* start *

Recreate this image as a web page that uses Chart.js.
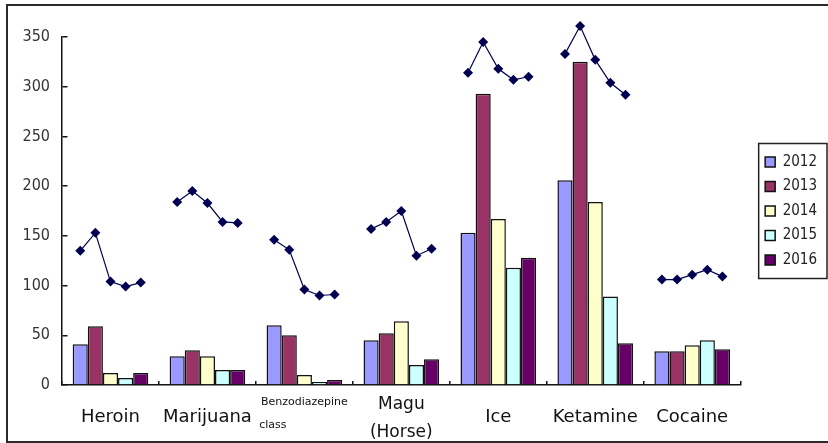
<!DOCTYPE html>
<html>
<head>
<meta charset="utf-8">
<script src="https://cdn.jsdelivr.net/npm/chart.js@4.4.1/dist/chart.umd.min.js"></script>
<style>
  html, body { margin: 0; padding: 0; background: #fff; overflow: hidden; }
  #wrap { position: relative; width: 828px; height: 443px; }
  #frame { position: absolute; left: 6px; top: 4px; width: 900px; height: 435px;
           border: 2px solid #2a2a2a; pointer-events: none; }
</style>
</head>
<body>
<div id="wrap">
  <canvas id="chart"></canvas>
  <div id="frame"></div>
</div>
<script>
const categories = ['Heroin', 'Marijuana', ['Benzodiazepine', 'class'], ['Magu', '(Horse)'], 'Ice', 'Ketamine', 'Cocaine'];
const years = ['2012', '2013', '2014', '2015', '2016'];

// bar heights, one array per year, in category order
const bars2012 = [41, 29, 60, 45, 153, 206, 34];
const bars2013 = [59, 35, 50, 52, 293, 325, 34];
const bars2014 = [12, 29, 10, 64, 167, 184, 40];
const bars2015 = [7, 15, 3, 20, 118, 89, 45];
const bars2016 = [12, 15, 5, 26, 128, 42, 36];

// trend line per category, one value per year
const lineHeroin = [135, 153, 104, 99, 103];
const lineMarijuana = [184, 195, 183, 164, 163];
const lineBenzo = [146, 136, 96, 90, 91];
const lineMagu = [157, 164, 175, 130, 137];
const lineIce = [314, 345, 318, 307, 310];
const lineKetamine = [333, 361, 327, 304, 292];
const lineCocaine = [106, 106, 111, 116, 109];

const yMax = 350;
const yStep = 50;

const barSeries = [bars2012, bars2013, bars2014, bars2015, bars2016];
const lineSeries = [lineHeroin, lineMarijuana, lineBenzo, lineMagu, lineIce, lineKetamine, lineCocaine];
const barColors = ['#9999ff', '#993366', '#ffffcc', '#ccffff', '#660066'];
const lineColor = '#000050';
const groupPct = 0.78;
const legendShift = 15;

const datasets = barSeries.map((vals, i) => ({
  type: 'bar',
  label: years[i],
  data: vals,
  backgroundColor: barColors[i],
  borderColor: '#111',
  borderWidth: 1.5,
  categoryPercentage: groupPct,
  barPercentage: 1,
  order: 2
}));

// each trend line sits over its own group of bars: x is the category index
// nudged to the centre of that year's bar (unparsed, so fractions are kept)
lineSeries.forEach((vals, c) => {
  datasets.push({
    type: 'line',
    label: 'trend ' + c,
    parsing: false,
    data: vals.map((v, j) => ({ x: c + (j - 2) * groupPct / years.length, y: v })),
    borderColor: lineColor,
    borderWidth: 1.2,
    backgroundColor: lineColor,
    pointStyle: 'rectRot',
    pointRadius: 5,
    pointHoverRadius: 14,
    pointBorderWidth: 0,
    clip: false,
    order: 1
  });
});

function tickFont(i) {
  if (i === 2) return { family: 'DejaVu Sans', size: 11, lineHeight: 23 / 11 };
  if (i === 3) return { family: 'DejaVu Sans', size: 17, lineHeight: 28 / 17 };
  return { family: 'DejaVu Sans', size: 18, lineHeight: 52 / 18 };
}

const legendFrame = {
  id: 'legendFrame',
  afterLayout(chart) {
    const lg = chart.legend;
    lg.left += legendShift;
    lg.right += legendShift;
    lg.bottom = chart.chartArea.bottom;
    lg.height = lg.bottom - lg.top;
  },
  afterDraw(chart) {
    const lg = chart.legend;
    const ctx = chart.ctx;
    const cy = (lg.top + lg.bottom) / 2;
    ctx.save();
    ctx.strokeStyle = '#222';
    ctx.lineWidth = 1.5;
    ctx.strokeRect(lg.left + 3, cy - 67.5, chart.width - lg.left - 4, 135);
    ctx.restore();
  }
};

new Chart(document.getElementById('chart'), {
  data: { labels: categories, datasets },
  options: {
    responsive: true,
    maintainAspectRatio: false,
    animation: false,
    events: [],
    layout: { padding: { top: 37, right: 16, bottom: 0, left: 0 } },
    plugins: {
      tooltip: { enabled: false },
      legend: {
        position: 'right',
        labels: {
          filter: (item) => item.datasetIndex < years.length,
          boxWidth: 10,
          boxHeight: 10,
          padding: 9.5,
          color: '#222',
          font: { family: "'DejaVu Sans Condensed', 'DejaVu Sans'", size: 15 }
        }
      }
    },
    scales: {
      x: {
        type: 'category',
        afterFit: (s) => { s.height = 58; },
        grid: {
          drawOnChartArea: true,
          drawTicks: false,
          color: '#111',
          lineWidth: 1.5
        },
        border: {
          color: '#111',
          width: 1.5,
          // only a short stub at the foot of each category boundary
          dash: (c) => {
            const a = c.chart.chartArea;
            const h = a ? a.bottom - a.top : 300;
            return [0, h - 4, 4, 0];
          }
        },
        ticks: {
          padding: 6,
          color: '#111',
          autoSkip: false,
          maxRotation: 0,
          minRotation: 0,
          font: (c) => tickFont(c.index),
          callback: function (v, i) {
            if (i === 2) return ['Benzodiazepine', 'class' + '\u00a0'.repeat(18)];
            return this.getLabelForValue(v);
          }
        }
      },
      y: {
        min: 0,
        max: yMax,
        afterFit: (s) => { s.width = 62; },
        grid: {
          drawOnChartArea: true,
          drawTicks: false,
          color: '#111',
          lineWidth: 1.5
        },
        border: { color: '#111', width: 1.5, dash: [5, 3000] },
        ticks: {
          stepSize: yStep,
          padding: 12,
          color: '#333',
          font: { family: "'DejaVu Sans Condensed', 'DejaVu Sans'", size: 16 }
        }
      }
    }
  },
  plugins: [legendFrame]
});
</script>
</body>
</html>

* end *

◆ Exercise task:
Tally the lines of the material above that contain the word "this" and report the total alone.

◆ Exercise answer:
2